(INFORMATION SUPPLIED):
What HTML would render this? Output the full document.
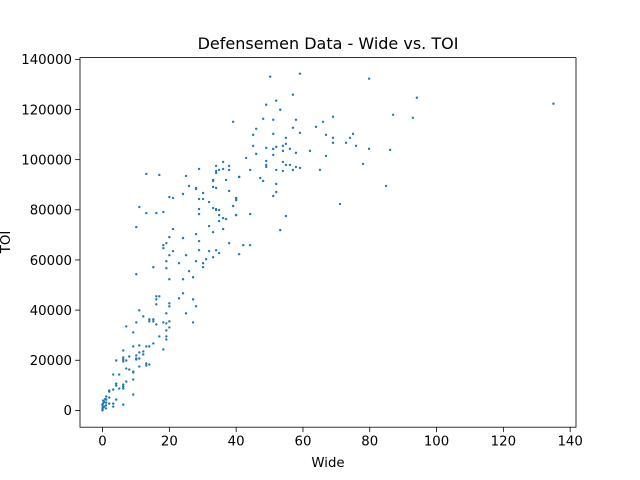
<!DOCTYPE html>
<html><head><meta charset="utf-8"><style>
body{margin:0;background:#fff}
svg{display:block;font-family:"DejaVu Sans","Liberation Sans",sans-serif}
</style></head><body>
<svg id="chart" width="640" height="480">
<rect width="640" height="480" fill="#fff"/>
<text x="328" y="49" text-anchor="middle" font-size="16">Defensemen Data - Wide vs. TOI</text>
<g id="plot"></g>
<text x="328" y="467" text-anchor="middle" font-size="13.3">Wide</text>
<text x="0" y="0" transform="translate(10,242) rotate(-90)" text-anchor="middle" font-size="13.3">TOI</text>
</svg>
<script>
const xTicks=[0,20,40,60,80,100,120,140];
const yTicks=[0,20000,40000,60000,80000,100000,120000,140000];
const wide=[50.2,59.1,79.8,57.0,49.0,52.0,53.2,39.1,48.1,51.1,57.9,46.0,57.0,63.9,66.0,69.0,45.1,51.1,59.1,66.9,75.0,74.1,72.9,69.0,69.0,75.9,79.8,54.9,54.9,54.0,52.0,51.1,49.0,45.1,54.0,56.1,57.9,62.1,66.9,46.0,43.0,51.1,49.0,49.0,49.0,54.0,54.9,56.1,57.9,59.1,57.0,54.0,52.0,44.2,65.1,78.0,40.9,47.2,48.1,52.0,52.0,51.1,40.0,40.0,39.1,40.0,44.2,54.9,71.1,53.2,42.1,44.2,40.9,
94.1,87.0,92.9,86.1,84.9,135,
13.1,17.0,25.0,28.9,36.1,34.0,37.9,34.9,36.1,37.9,34.0,34.0,40.9,33.1,33.1,37.0,25.9,28.0,28.0,33.1,34.0,37.9,30.1,24.1,20.0,21.1,28.9,30.1,40.0,40.0,31.9,39.1,11.0,28.9,33.1,34.0,34.0,34.9,13.1,16.1,18.2,28.9,34.9,40.0,36.1,37.0,34.9,10.1,31.9,21.1,36.1,33.1,28.0,20.0,24.1,28.9,19.1,18.2,18.2,37.9,21.1,28.9,31.9,34.0,34.9,20.0,25.0,33.1,31.0,19.1,28.0,22.9,30.1,15.2,19.1,30.1,25.9,10.1,27.1,20.0,24.1,24.1,22.9,27.1,16.1,17.0,16.1,16.1,20.0,20.0,28.0,11.0,25.0,27.1,
12.2,14.0,14.0,15.2,15.2,16.1,19.1,18.2,19.1,20.0,20.0,7.1,10.1,9.2,19.1,17.0,19.1,19.1,15.2,18.2,9.2,11.0,13.1,14.0,6.2,12.2,12.2,11.0,10.1,8.0,6.2,6.2,6.2,7.1,4.1,10.1,10.1,11.0,11.0,13.1,13.1,14.0,7.1,8.0,9.2,9.2,3.2,5.0,9.2,7.1,4.1,4.1,6.2,6.2,6.2,5.0,3.2,2.0,2.0,9.2,1.1,1.1,2.0,4.1,0.2,1.1,3.2,2.0,6.2,3.2,
0,0,0,0.5,0,1,0.3,0.5,1,0,0.8,0.2];
const toi=[133100,134300,132300,125900,121900,123500,119900,115100,116300,115900,115900,112300,112700,113100,115100,117100,109900,110300,110700,109900,110300,108700,106700,108700,106700,105500,104300,108700,106300,105500,105100,104300,104700,105500,103500,104300,102700,103500,101500,102300,100700,101900,99500,97900,97100,99100,97900,97900,97100,96700,95900,95500,95900,95900,95900,98300,93100,92700,91500,90300,87100,85500,84700,83900,81500,77900,78300,77500,82300,71900,65900,65900,62300,
124700,117900,116700,103900,89500,122300,
94300,93900,93500,96300,99100,97500,97500,95900,96300,95900,95500,94700,93100,91900,91500,91900,89500,88700,88300,89100,88700,87500,86700,86300,85100,84700,84300,84300,84700,83900,83100,81500,81100,80300,80700,80300,79900,79900,78700,78700,79100,78300,77900,77900,76700,76300,75500,73100,73500,72300,72300,71100,70300,69100,68700,67500,66700,65900,64700,66700,63500,63900,63500,63900,62700,61900,61900,61100,60300,59500,59500,58700,58700,57100,56700,57100,55500,54300,53100,52300,52300,46700,44700,44300,45500,45500,44300,42300,42700,41500,41500,39900,38700,35100,
37500,36300,35500,36300,35500,34300,38700,35100,34700,35500,33100,33500,35100,31100,31900,29500,29500,28300,26700,24300,25500,25900,25500,25500,23900,23500,22300,23100,21900,21500,21100,20300,19500,19900,19900,20700,20300,20700,17500,18700,17900,18300,16700,16300,15500,15100,14300,14300,12300,11500,10700,9900,10300,9500,8700,8700,8300,7900,7500,6300,5500,4300,5100,4300,3900,3100,2700,2700,2300,1500,
0,500,1000,1500,2000,800,3000,3500,2000,2500,4500,1200];

const L=80,R=576,T=57.6,B=427.2;
const xMin=-6.75,xMax=141.75,yMin=-6700,yMax=140700;
const sx=v=>L+(v-xMin)/(xMax-xMin)*(R-L);
const sy=v=>B-(v-yMin)/(yMax-yMin)*(B-T);
const NS='http://www.w3.org/2000/svg';
const g=document.getElementById('plot');
function mk(t,a){const e=document.createElementNS(NS,t);for(const k in a)e.setAttribute(k,a[k]);g.appendChild(e);return e;}
for(let i=0;i<wide.length;i++){
  const c=mk('circle',{cx:sx(wide[i]),cy:sy(toi[i]),r:1.2,fill:'#1f77b4'});
  
  
}
xTicks.forEach(v=>{
  const x=sx(v);
  const l=mk('line',{x1:x,x2:x,y1:B,y2:B+4.9,stroke:'#000','stroke-width':0.8});
  
  
  const t=mk('text',{x:x,y:B+18.5,'text-anchor':'middle','font-size':13.3});
  t.textContent=v;
  
  
});
yTicks.forEach(v=>{
  const y=sy(v);
  const l=mk('line',{x1:L-4.9,x2:L,y1:y,y2:y,stroke:'#000','stroke-width':0.8});
  
  
  const t=mk('text',{x:L-8,y:y+4.8,'text-anchor':'end','font-size':13.3});
  t.textContent=v;
  
  
});
const fr=mk('rect',{x:L,y:T,width:R-L,height:B-T,fill:'none',stroke:'#000','stroke-width':0.8});


</script>
</body></html>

(DESCRIPTION OF THE TASK):
Repeat the material above word for word and skip every image in it.

(SOLUTION TO THIS PROBLEM):
What HTML would render this? Output the full document.
<!DOCTYPE html>
<html><head><meta charset="utf-8"><style>
body{margin:0;background:#fff}
svg{display:block;font-family:"DejaVu Sans","Liberation Sans",sans-serif}
</style></head><body>
<svg id="chart" width="640" height="480">
<rect width="640" height="480" fill="#fff"/>
<text x="328" y="49" text-anchor="middle" font-size="16">Defensemen Data - Wide vs. TOI</text>
<g id="plot"></g>
<text x="328" y="467" text-anchor="middle" font-size="13.3">Wide</text>
<text x="0" y="0" transform="translate(10,242) rotate(-90)" text-anchor="middle" font-size="13.3">TOI</text>
</svg>
<script>
const xTicks=[0,20,40,60,80,100,120,140];
const yTicks=[0,20000,40000,60000,80000,100000,120000,140000];
const wide=[50.2,59.1,79.8,57.0,49.0,52.0,53.2,39.1,48.1,51.1,57.9,46.0,57.0,63.9,66.0,69.0,45.1,51.1,59.1,66.9,75.0,74.1,72.9,69.0,69.0,75.9,79.8,54.9,54.9,54.0,52.0,51.1,49.0,45.1,54.0,56.1,57.9,62.1,66.9,46.0,43.0,51.1,49.0,49.0,49.0,54.0,54.9,56.1,57.9,59.1,57.0,54.0,52.0,44.2,65.1,78.0,40.9,47.2,48.1,52.0,52.0,51.1,40.0,40.0,39.1,40.0,44.2,54.9,71.1,53.2,42.1,44.2,40.9,
94.1,87.0,92.9,86.1,84.9,135,
13.1,17.0,25.0,28.9,36.1,34.0,37.9,34.9,36.1,37.9,34.0,34.0,40.9,33.1,33.1,37.0,25.9,28.0,28.0,33.1,34.0,37.9,30.1,24.1,20.0,21.1,28.9,30.1,40.0,40.0,31.9,39.1,11.0,28.9,33.1,34.0,34.0,34.9,13.1,16.1,18.2,28.9,34.9,40.0,36.1,37.0,34.9,10.1,31.9,21.1,36.1,33.1,28.0,20.0,24.1,28.9,19.1,18.2,18.2,37.9,21.1,28.9,31.9,34.0,34.9,20.0,25.0,33.1,31.0,19.1,28.0,22.9,30.1,15.2,19.1,30.1,25.9,10.1,27.1,20.0,24.1,24.1,22.9,27.1,16.1,17.0,16.1,16.1,20.0,20.0,28.0,11.0,25.0,27.1,
12.2,14.0,14.0,15.2,15.2,16.1,19.1,18.2,19.1,20.0,20.0,7.1,10.1,9.2,19.1,17.0,19.1,19.1,15.2,18.2,9.2,11.0,13.1,14.0,6.2,12.2,12.2,11.0,10.1,8.0,6.2,6.2,6.2,7.1,4.1,10.1,10.1,11.0,11.0,13.1,13.1,14.0,7.1,8.0,9.2,9.2,3.2,5.0,9.2,7.1,4.1,4.1,6.2,6.2,6.2,5.0,3.2,2.0,2.0,9.2,1.1,1.1,2.0,4.1,0.2,1.1,3.2,2.0,6.2,3.2,
0,0,0,0.5,0,1,0.3,0.5,1,0,0.8,0.2];
const toi=[133100,134300,132300,125900,121900,123500,119900,115100,116300,115900,115900,112300,112700,113100,115100,117100,109900,110300,110700,109900,110300,108700,106700,108700,106700,105500,104300,108700,106300,105500,105100,104300,104700,105500,103500,104300,102700,103500,101500,102300,100700,101900,99500,97900,97100,99100,97900,97900,97100,96700,95900,95500,95900,95900,95900,98300,93100,92700,91500,90300,87100,85500,84700,83900,81500,77900,78300,77500,82300,71900,65900,65900,62300,
124700,117900,116700,103900,89500,122300,
94300,93900,93500,96300,99100,97500,97500,95900,96300,95900,95500,94700,93100,91900,91500,91900,89500,88700,88300,89100,88700,87500,86700,86300,85100,84700,84300,84300,84700,83900,83100,81500,81100,80300,80700,80300,79900,79900,78700,78700,79100,78300,77900,77900,76700,76300,75500,73100,73500,72300,72300,71100,70300,69100,68700,67500,66700,65900,64700,66700,63500,63900,63500,63900,62700,61900,61900,61100,60300,59500,59500,58700,58700,57100,56700,57100,55500,54300,53100,52300,52300,46700,44700,44300,45500,45500,44300,42300,42700,41500,41500,39900,38700,35100,
37500,36300,35500,36300,35500,34300,38700,35100,34700,35500,33100,33500,35100,31100,31900,29500,29500,28300,26700,24300,25500,25900,25500,25500,23900,23500,22300,23100,21900,21500,21100,20300,19500,19900,19900,20700,20300,20700,17500,18700,17900,18300,16700,16300,15500,15100,14300,14300,12300,11500,10700,9900,10300,9500,8700,8700,8300,7900,7500,6300,5500,4300,5100,4300,3900,3100,2700,2700,2300,1500,
0,500,1000,1500,2000,800,3000,3500,2000,2500,4500,1200];

const L=80,R=576,T=57.6,B=427.2;
const xMin=-6.75,xMax=141.75,yMin=-6700,yMax=140700;
const sx=v=>L+(v-xMin)/(xMax-xMin)*(R-L);
const sy=v=>B-(v-yMin)/(yMax-yMin)*(B-T);
const NS='http://www.w3.org/2000/svg';
const g=document.getElementById('plot');
function mk(t,a){const e=document.createElementNS(NS,t);for(const k in a)e.setAttribute(k,a[k]);g.appendChild(e);return e;}
for(let i=0;i<wide.length;i++){
  const c=mk('circle',{cx:sx(wide[i]),cy:sy(toi[i]),r:1.2,fill:'#1f77b4'});
  
  
}
xTicks.forEach(v=>{
  const x=sx(v);
  const l=mk('line',{x1:x,x2:x,y1:B,y2:B+4.9,stroke:'#000','stroke-width':0.8});
  
  
  const t=mk('text',{x:x,y:B+18.5,'text-anchor':'middle','font-size':13.3});
  t.textContent=v;
  
  
});
yTicks.forEach(v=>{
  const y=sy(v);
  const l=mk('line',{x1:L-4.9,x2:L,y1:y,y2:y,stroke:'#000','stroke-width':0.8});
  
  
  const t=mk('text',{x:L-8,y:y+4.8,'text-anchor':'end','font-size':13.3});
  t.textContent=v;
  
  
});
const fr=mk('rect',{x:L,y:T,width:R-L,height:B-T,fill:'none',stroke:'#000','stroke-width':0.8});


</script>
</body></html>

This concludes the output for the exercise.